The third annual Bradley Pride Prom took place from 7-10 p.m. Saturday in the Hayden-Clark Alumni Center Ballroom.

“I had a really good time,” Kaylee Cechini, a sophomore English major, said. “It was really well planned. There was a photo booth, there was snacks, good music, fun dancing … I requested songs three times and they didn’t play my music, that’s my only qualm.”

The dance was organized by Common Ground, Bradley’s LGBTQ Straight Alliance.

In addition to Pride Prom, Common Ground hosts educational meetings on topics like LGBTQ history and hormone therapy. It brings in speakers like Jim Obergefell, the plaintiff in the 2015 Supreme Court case that ultimately led to marriage equality. The group also hosts the occasional game night. Pride Prom is the organization’s biggest event.

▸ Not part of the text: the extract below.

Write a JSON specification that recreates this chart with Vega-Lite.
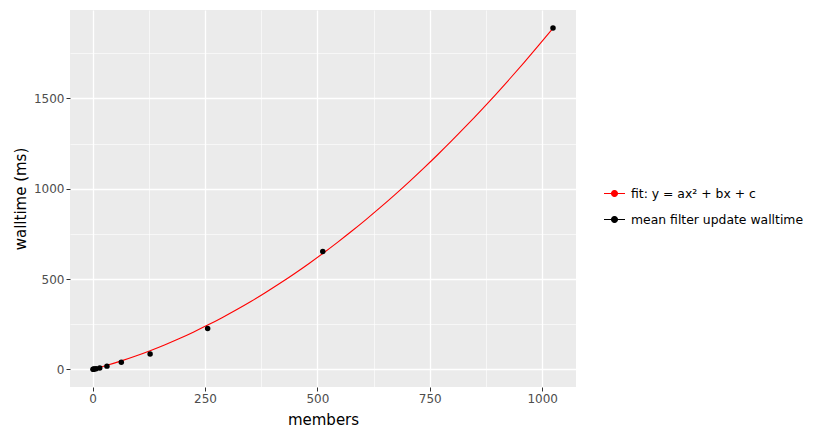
{
  "$schema": "https://vega.github.io/schema/vega-lite/v6.json",
  "width": 506,
  "height": 377,
  "autosize": {"type": "none"},
  "padding": {"left": 70, "top": 10, "right": 255, "bottom": 51},
  "background": "white",
  "config": {
    "font": "DejaVu Sans",
    "view": {"fill": "#ebebeb", "stroke": null},
    "axis": {
      "domain": false,
      "gridColor": "white",
      "labelColor": "#4d4d4d",
      "labelFont": "DejaVu Sans",
      "labelFontSize": 12,
      "tickColor": "#333333",
      "tickSize": 4,
      "titleFont": "DejaVu Sans",
      "titleFontSize": 15,
      "titleFontWeight": "normal",
      "titleColor": "black"
    }
  },
  "datasets": {
    "points": [
      {"members": 1, "walltime": 0.4, "series": "mean filter update walltime"},
      {"members": 2, "walltime": 0.8, "series": "mean filter update walltime"},
      {"members": 4, "walltime": 1.6, "series": "mean filter update walltime"},
      {"members": 8, "walltime": 3.5, "series": "mean filter update walltime"},
      {"members": 16, "walltime": 7.5, "series": "mean filter update walltime"},
      {"members": 32, "walltime": 18, "series": "mean filter update walltime"},
      {"members": 64, "walltime": 40, "series": "mean filter update walltime"},
      {"members": 128, "walltime": 85, "series": "mean filter update walltime"},
      {"members": 256, "walltime": 226, "series": "mean filter update walltime"},
      {"members": 512, "walltime": 652, "series": "mean filter update walltime"},
      {"members": 1024, "walltime": 1890, "series": "mean filter update walltime"}
    ],
    "fit": [
      {"members": 1, "walltime": 0.7, "series": "fit: y = ax² + bx + c"},
      {"members": 16, "walltime": 10.9, "series": "fit: y = ax² + bx + c"},
      {"members": 32, "walltime": 22.4, "series": "fit: y = ax² + bx + c"},
      {"members": 64, "walltime": 47.1, "series": "fit: y = ax² + bx + c"},
      {"members": 96, "walltime": 74.1, "series": "fit: y = ax² + bx + c"},
      {"members": 128, "walltime": 103.6, "series": "fit: y = ax² + bx + c"},
      {"members": 160, "walltime": 135.4, "series": "fit: y = ax² + bx + c"},
      {"members": 192, "walltime": 169.6, "series": "fit: y = ax² + bx + c"},
      {"members": 224, "walltime": 206.1, "series": "fit: y = ax² + bx + c"},
      {"members": 256, "walltime": 245.0, "series": "fit: y = ax² + bx + c"},
      {"members": 288, "walltime": 286.3, "series": "fit: y = ax² + bx + c"},
      {"members": 320, "walltime": 330.0, "series": "fit: y = ax² + bx + c"},
      {"members": 352, "walltime": 375.9, "series": "fit: y = ax² + bx + c"},
      {"members": 384, "walltime": 424.3, "series": "fit: y = ax² + bx + c"},
      {"members": 416, "walltime": 475.1, "series": "fit: y = ax² + bx + c"},
      {"members": 448, "walltime": 528.2, "series": "fit: y = ax² + bx + c"},
      {"members": 480, "walltime": 583.6, "series": "fit: y = ax² + bx + c"},
      {"members": 512, "walltime": 641.5, "series": "fit: y = ax² + bx + c"},
      {"members": 544, "walltime": 701.7, "series": "fit: y = ax² + bx + c"},
      {"members": 576, "walltime": 764.2, "series": "fit: y = ax² + bx + c"},
      {"members": 608, "walltime": 829.2, "series": "fit: y = ax² + bx + c"},
      {"members": 640, "walltime": 896.5, "series": "fit: y = ax² + bx + c"},
      {"members": 672, "walltime": 966.1, "series": "fit: y = ax² + bx + c"},
      {"members": 704, "walltime": 1038.1, "series": "fit: y = ax² + bx + c"},
      {"members": 736, "walltime": 1112.5, "series": "fit: y = ax² + bx + c"},
      {"members": 768, "walltime": 1189.3, "series": "fit: y = ax² + bx + c"},
      {"members": 800, "walltime": 1268.4, "series": "fit: y = ax² + bx + c"},
      {"members": 832, "walltime": 1349.9, "series": "fit: y = ax² + bx + c"},
      {"members": 864, "walltime": 1433.7, "series": "fit: y = ax² + bx + c"},
      {"members": 896, "walltime": 1519.9, "series": "fit: y = ax² + bx + c"},
      {"members": 928, "walltime": 1608.5, "series": "fit: y = ax² + bx + c"},
      {"members": 960, "walltime": 1699.5, "series": "fit: y = ax² + bx + c"},
      {"members": 992, "walltime": 1792.8, "series": "fit: y = ax² + bx + c"},
      {"members": 1024, "walltime": 1888.5, "series": "fit: y = ax² + bx + c"}
    ]
  },
  "encoding": {
    "x": {
      "field": "members",
      "type": "quantitative",
      "title": "members",
      "scale": {"domain": [-50.15, 1075.15], "nice": false, "zero": false},
      "axis": {
        "values": [0, 125, 250, 375, 500, 625, 750, 875, 1000],
        "format": "d",
        "labelExpr": "datum.value % 250 === 0 ? datum.label : ''",
        "gridWidth": {"condition": {"test": "datum.value % 250 !== 0", "value": 0.6}, "value": 1.3},
        "tickOpacity": {"condition": {"test": "datum.value % 250 !== 0", "value": 0}, "value": 1},
        "labelPadding": 2,
        "titlePadding": 8
      }
    },
    "y": {
      "field": "walltime",
      "type": "quantitative",
      "title": "walltime (ms)",
      "scale": {"domain": [-97.5, 1989], "nice": false, "zero": false},
      "axis": {
        "values": [0, 250, 500, 750, 1000, 1250, 1500, 1750],
        "labelExpr": "datum.value % 500 === 0 ? datum.label : ''",
        "format": "d",
        "gridWidth": {"condition": {"test": "datum.value % 500 !== 0", "value": 0.6}, "value": 1.3},
        "tickOpacity": {"condition": {"test": "datum.value % 500 !== 0", "value": 0}, "value": 1},
        "labelPadding": 2,
        "titlePadding": 5
      }
    },
    "color": {
      "field": "series",
      "type": "nominal",
      "scale": {
        "domain": ["fit: y = ax² + bx + c", "mean filter update walltime"],
        "range": ["#ff0000", "#000000"]
      },
      "legend": {
        "title": null,
        "orient": "none",
        "legendX": 533,
        "legendY": 172,
        "padding": 0,
        "symbolType": "M-1,0L1,0M-0.28,0A0.28,0.28 0 1,0 0.28,0A0.28,0.28 0 1,0 -0.28,0",
        "symbolSize": 441,
        "symbolStrokeWidth": 1.2,
        "symbolFillColor": null,
        "labelFont": "DejaVu Sans",
        "labelFontSize": 12.4,
        "labelColor": "black",
        "labelLimit": 300,
        "labelOffset": 5,
        "rowPadding": 8
      }
    }
  },
  "layer": [
    {
      "data": {"name": "fit"},
      "mark": {"type": "line", "strokeWidth": 1.1, "interpolate": "monotone"}
    },
    {
      "data": {"name": "points"},
      "mark": {"type": "point", "filled": true, "size": 30, "opacity": 1}
    }
  ]
}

“[The planning process] usually starts almost immediately after the last one ends,” said Melissa Dillon, the current president of Common Ground. “This is my second term as president, so the minute the last one ended, I kind of started getting the budget together, filling out [a] lot of forms, and just kind of contacting people who we knew we would need to talk to.”

Most of the funding for the event came from the Student Activities Budget Review Committee, SABRC, but donation buckets were set out at the entrances, raising about $157 for the Center For Prevention of Abuse.

Seventy Bradley students attended, with an additional 20 or 30 from colleges and LGBTQ organizations in the area.

Attendee Nicki Eckland, junior English and international studies double major, thought Pride Prom succeeded in its aim.

“I thought it was a good opportunity to allow students to express themselves in ways that they might not have felt comfortable doing in high school,” Eckland said.

The idea for Pride Prom came from former Common Ground president Allison Newton.

“A lot of people didn’t get to go to prom with someone that they were genuinely romantically interested in, or they didn’t get to go presenting as the gender they felt most comfortable, or wearing clothes they felt comfortable in,” Dillon, a junior history and social studies major, said. “And so this way people get to have that experience in a room surrounded by people they know they’re going to be accepted by.”